Probe Force 1 would soon be followed by Task Force 1, the red dart-shaped ship and between them, they became the basis of an obsession with plastic space toys that would last for the rest of my life. Probe Force has suffered greatly over time, the tyres are lost, wings and tail have been chipped and damaged, the friction drive housing has been pushed in and the nose cone has been lost. Task Force 1 was taken along by me to school on Toy day at the end of term, shortly after i got it and I recall vividly, lying on the wooden floorboards of Parkhill Primary school in Dingle, revving up the engine and driving it around the floor. One of the more well off kids had brought in the large battery operated Thunderbird 4, but I was the only child I ever came across who had Sword. Thunderbirds was passe' - everybody had them - but it was only me with the dart-like red ship zooming around the floor. Due to the size of Probe Force, i'd elected to take the Task Force ship in as it was more pocket sized.
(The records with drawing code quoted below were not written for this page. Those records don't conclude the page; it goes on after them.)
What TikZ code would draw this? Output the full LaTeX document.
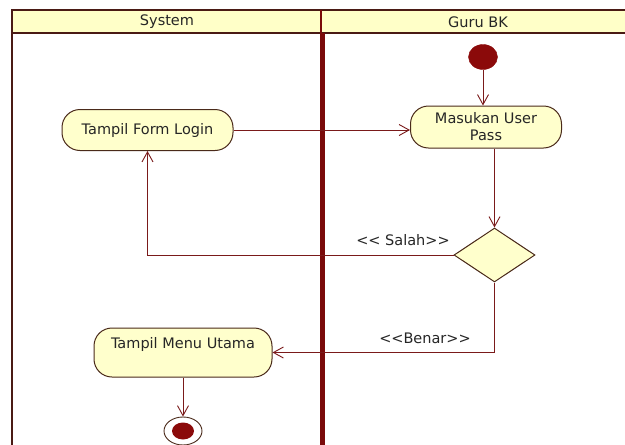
\documentclass[tikz,border=0pt]{standalone}
\usepackage{fontspec}
\setmainfont{DejaVu Sans}
\usetikzlibrary{arrows.meta,shapes.geometric}
\definecolor{lane}{HTML}{4A1A14}
\definecolor{divc}{HTML}{7A0A0A}
\definecolor{hdr}{HTML}{FFFFC8}
\definecolor{boxfill}{HTML}{FFFFCC}
\definecolor{boxline}{HTML}{4A2A1A}
\definecolor{flow}{HTML}{7A1A1A}
\definecolor{dot}{HTML}{8B0A0A}
\definecolor{txt}{HTML}{262626}
\begin{document}
\begin{tikzpicture}[x=1pt,y=-1pt,
  font=\fontsize{14.5}{17}\selectfont, text=txt,
  actbox/.style={draw=boxline, fill=boxfill, line width=1pt, rounded corners=18pt, inner sep=0pt},
  flowline/.style={draw=flow, line width=0.9pt, -{Straight Barb[length=10pt,width=11pt]}},
  lanetitle/.style={inner sep=0pt},
  guard/.style={inner sep=0pt}]
\useasboundingbox (0,0) rectangle (625,445);
\fill[white] (0,0) rectangle (625,445);
% swimlane frame
\path[fill=hdr] (12,10) rectangle (625,33);
\draw[lane, line width=2.2pt] (625,10) -- (12,10) -- (12,445);
\draw[lane, line width=2pt] (12,33) -- (625,33);
\draw[divc, line width=1.5pt] (321,10) -- (321,33);
\draw[divc, line width=5pt] (322,33) -- (322,445);
\node[lanetitle] (sys) at (167,22) {System};
\node[lanetitle] (guru) at (478,22) {Guru BK};
% nodes
\node[ellipse, fill=dot, draw=dot, minimum width=29pt, minimum height=25pt, inner sep=0pt] (start) at (483,57) {};
\node[actbox, minimum width=151pt, minimum height=42pt, align=center] (mas) at (486,127) {Masukan User\\Pass};
\node[actbox, minimum width=171pt, minimum height=41pt] (tfl) at (147.5,130) {Tampil Form Login};
\node[diamond, draw=boxline, fill=boxfill, line width=1pt, minimum width=81pt, minimum height=54pt, inner sep=0pt] (dec) at (494.5,255) {};
\node[actbox, minimum width=178pt, text height=20pt, text depth=29pt, inner ysep=0pt] (tmu) at (183,352.5) {Tampil Menu Utama};
\node[ellipse, draw=boxline, fill=white, line width=0.9pt, minimum width=38pt, minimum height=28pt, inner sep=0pt] (end) at (183,431) {};
\node[ellipse, fill=dot, minimum width=22pt, minimum height=17pt, inner sep=0pt] (endin) at (end.center) {};
% connectors
\draw[flowline] (start.south) -- (start.south |- mas.north);
\draw[flowline] (tfl.east) -- (tfl.east -| mas.west);
\draw[flowline] (mas.south -| dec.north) -- (dec.north);
\draw[flowline] (dec.west) -- (dec.west -| tfl.south) -- (tfl.south);
\draw[flowline] (dec.south) -- (dec.south |- tmu.east) -- (tmu.east);
\draw[flowline] (tmu.south) -- (end.north);
% guards
\node[guard] (salah) at (403,240) {<{}< Salah>{}>};
\node[guard] (benar) at (425,338) {<{}<Benar>{}>};
\end{tikzpicture}
\end{document}
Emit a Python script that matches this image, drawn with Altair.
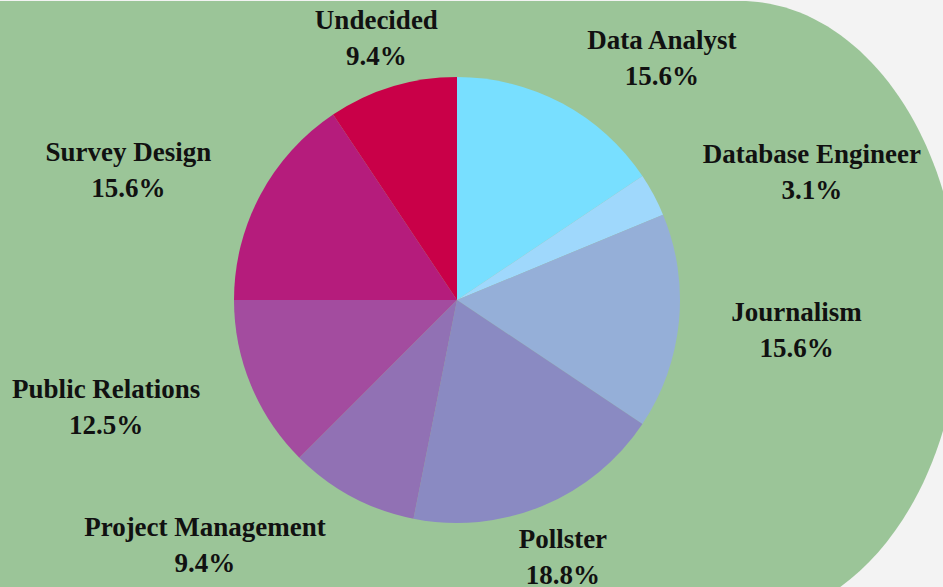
import math
import altair as alt
import pandas as pd

# ---- data ----
categories = ["Data Analyst", "Database Engineer", "Journalism", "Pollster",
              "Project Management", "Public Relations", "Survey Design", "Undecided"]
counts = [5, 1, 5, 6, 3, 4, 5, 3]
colors = ["#78dfff", "#9fd8fc", "#95afd8", "#8a8ac2",
          "#9171b4", "#a34c9f", "#b51c7c", "#c90048"]

# ---- layout (label placement around the pie) ----
label_nudge_deg = [12.3, 8.4, -0.4, 0.2, 17.6, 5.4, -6.7, -0.3]
label_radius = [316, 377, 341, 279, 352, 367, 353, 273]
CX, CY, R = 457, 300, 223

total = sum(counts)
rows = []
cum = 0
for i, (c, n) in enumerate(zip(categories, counts)):
    mid = (cum + n / 2) / total * 2 * math.pi
    cum += n
    pct = n / total * 100
    rows.append({
        "idx": i,
        "category": c,
        "count": n,
        "label": f"{c}\n{pct:.1f}%",
        "ltheta": mid + math.radians(label_nudge_deg[i]),
        "lradius": label_radius[i],
    })
df = pd.DataFrame(rows)

# green backdrop: a band with a half-elliptical right end (unit = 100 px)
backdrop_path = "M -12 -3.1 L 0 -3.1 A 2.2 3.1 0 0 1 0 3.1 L -12 3.1 Z"
bg = alt.Chart(alt.Data(values=[{"a": 1}])).mark_point(
    shape=backdrop_path, filled=True, color="#9bc598", opacity=1, strokeWidth=0
).encode(
    x=alt.value(740), y=alt.value(311), size=alt.value(40000)
)

pie = alt.Chart(df).mark_arc(outerRadius=R).encode(
    theta=alt.Theta("count:Q", stack=True),
    color=alt.Color("category:N", scale=alt.Scale(domain=categories, range=colors), legend=None),
    order=alt.Order("idx:Q"),
    x=alt.value(CX),
    y=alt.value(CY),
)

labels = alt.Chart(df).mark_text(
    font="Liberation Serif", fontWeight="bold", fontSize=27, lineHeight=36,
    lineBreak="\n", align="center", baseline="middle", color="#111111", dy=-18
).encode(
    theta=alt.Theta("ltheta:Q", scale=None),
    radius=alt.Radius("lradius:Q", scale=None),
    text="label:N",
    x=alt.value(CX),
    y=alt.value(CY),
)

chart = alt.layer(bg, pie, labels).properties(
    width=943, height=587, background="#f3f3f3", padding=0,
    autosize=alt.AutoSizeParams(type="none")
).configure_view(stroke=None)

chart.save("out.html", embed_options={"renderer": "svg", "actions": False})
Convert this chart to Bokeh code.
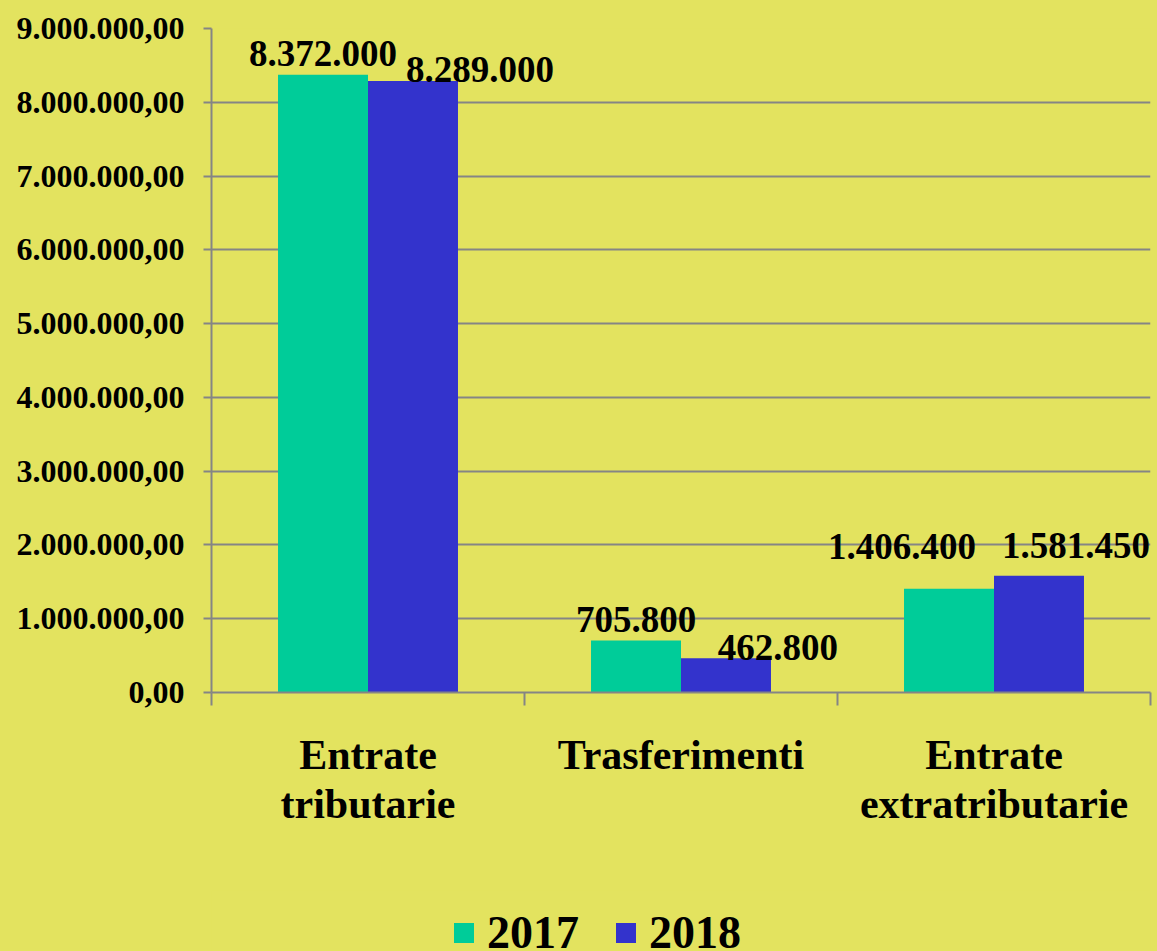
from bokeh.plotting import figure
from bokeh.layouts import column
from bokeh.models import (ColumnDataSource, FixedTicker, CustomJSTickFormatter, LinearAxis,
                          Legend, LegendItem, Range1d)
from bokeh.core.properties import value
from bokeh.embed import file_html
from bokeh.resources import INLINE

categories = ["Entrate\ntributarie", "Trasferimenti", "Entrate\nextratributarie"]
series_names = ["2017", "2018"]
values_2017 = [8372000, 705800, 1406400]
values_2018 = [8289000, 462800, 1581450]
y_ticks = [0, 1000000, 2000000, 3000000, 4000000, 5000000, 6000000, 7000000, 8000000, 9000000]

GREEN = "#00CC99"
BLUE = "#3333CC"
BG = "#e3e35f"
GRID = "#858585"
FONT_NAME = "Liberation Serif"

def fmt(v):
    return f"{v:,}".replace(",", ".")

n = len(categories)
bw = 0.2875
centers = [i + 0.5 for i in range(n)]
x17 = [c - bw / 2 for c in centers]
x18 = [c + bw / 2 for c in centers]

W = 1157
H_MAIN = 890
H_LEG = 61

p = figure(width=W, height=H_MAIN, output_backend="svg", toolbar_location=None,
           x_range=Range1d(0, n), y_range=Range1d(0, 9000000),
           min_border_left=211, min_border_right=7, min_border_top=28,
           min_border_bottom=H_MAIN - 692,
           background_fill_color=BG, border_fill_color=BG, outline_line_color=None,
           x_axis_type=None)

src17 = ColumnDataSource(dict(x=x17, top=values_2017, label=[fmt(v) for v in values_2017],
                              xo=[0, 0, -47], yo=[-21, -21, -42]))
src18 = ColumnDataSource(dict(x=x18, top=values_2018, label=[fmt(v) for v in values_2018],
                              xo=[67, 52, 37], yo=[-11, -11, -30]))

r17 = p.vbar(x="x", top="top", width=bw, source=src17, fill_color=GREEN, line_color=None)
r18 = p.vbar(x="x", top="top", width=bw, source=src18, fill_color=BLUE, line_color=None)

for s in (src17, src18):
    p.text(x="x", y="top", text="label", source=s, x_offset="xo", y_offset="yo",
           text_align="center", text_baseline="alphabetic", text_font=value(FONT_NAME),
           text_font_style="bold", text_font_size="37px", text_color="black")

# y axis
ya = p.yaxis[0]
ya.ticker = FixedTicker(ticks=y_ticks)
ya.formatter = CustomJSTickFormatter(code="""
const s = Math.round(tick).toString().replace(/\\B(?=(\\d{3})+(?!\\d))/g, ".");
return s + ",00";
""")
ya.axis_line_color = GRID
ya.axis_line_width = 2
ya.major_tick_line_color = GRID
ya.major_tick_line_width = 2
ya.major_tick_out = 8
ya.major_tick_in = 0
ya.minor_tick_line_color = None
ya.major_label_text_font = FONT_NAME
ya.major_label_text_font_style = "bold"
ya.major_label_text_font_size = "32px"
ya.major_label_text_color = "black"
ya.major_label_standoff = 19

p.ygrid.ticker = FixedTicker(ticks=y_ticks)
p.ygrid.grid_line_color = GRID
p.ygrid.grid_line_width = 2
p.xgrid.grid_line_color = None

# x axis with category boundary ticks (no labels)
xa1 = LinearAxis(ticker=FixedTicker(ticks=list(range(n + 1))),
                 formatter=CustomJSTickFormatter(code="return ''"))
xa1.axis_line_color = GRID
xa1.axis_line_width = 2
xa1.major_tick_line_color = GRID
xa1.major_tick_line_width = 2
xa1.major_tick_out = 13
xa1.major_tick_in = 0
xa1.minor_tick_line_color = None
xa1.major_label_standoff = 0
p.add_layout(xa1, "below")

# category labels, one axis per text line
line1 = [c.split("\n")[0] for c in categories]
line2 = [c.split("\n")[1] if "\n" in c else "" for c in categories]

def label_axis(labels, standoff):
    ax = LinearAxis(ticker=FixedTicker(ticks=[c for c, l in zip(centers, labels) if l]),
                    major_label_overrides={c: l for c, l in zip(centers, labels) if l})
    ax.axis_line_color = None
    ax.major_tick_line_color = None
    ax.major_tick_out = 0
    ax.major_tick_in = 0
    ax.minor_tick_line_color = None
    ax.major_label_text_font = FONT_NAME
    ax.major_label_text_font_style = "bold"
    ax.major_label_text_font_size = "42px"
    ax.major_label_text_color = "black"
    ax.major_label_standoff = standoff
    return ax

p.add_layout(label_axis(line1, 26), "below")
p.add_layout(label_axis(line2, 0), "below")

# legend strip
p2 = figure(width=W, height=H_LEG, output_backend="svg", toolbar_location=None,
            x_range=Range1d(0, 1), y_range=Range1d(0, 1),
            min_border_left=211, min_border_right=7, min_border_top=0, min_border_bottom=0,
            background_fill_color=BG, border_fill_color=BG,
            outline_line_color=None, x_axis_type=None, y_axis_type=None)
p2.xgrid.grid_line_color = None
p2.ygrid.grid_line_color = None
key = ColumnDataSource(dict(x=[0.0], top=[0.0]))
d17 = p2.vbar(x="x", top="top", width=0.0, source=key, fill_color=GREEN, line_color=None)
d18 = p2.vbar(x="x", top="top", width=0.0, source=key, fill_color=BLUE, line_color=None)

legend = Legend(items=[LegendItem(label=series_names[0], renderers=[d17]),
                       LegendItem(label=series_names[1], renderers=[d18])],
                location=(240, -8), orientation="horizontal",
                background_fill_alpha=0, border_line_color=None,
                label_text_font=FONT_NAME, label_text_font_style="bold", label_text_font_size="46px",
                label_text_color="black",
                glyph_width=25, glyph_height=25, label_standoff=11, spacing=34,
                padding=0, margin=0)
p2.add_layout(legend)

layout = column(p, p2, spacing=0, styles={"background-color": BG})
open("out.html", "w").write(file_html(layout, INLINE))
As I lay on my chest, powering up the friction drive in preparation to try and reach the otherside of the classroom, an especially enthusiastic push resulted in the back wheel coming off and rolling by itself along the floor. In a spectacularly unlucky and heart rending moment, the wheel found probably the only knothole in the old floorboards and made for it with almost predestined accuracy. Unable to get up of the deck quick enough, I watched in horror as it dropped away, never to be seen again. This was possibly the first in a number of bleak moments in my toy history and something which even now advises caution whn handling precious things!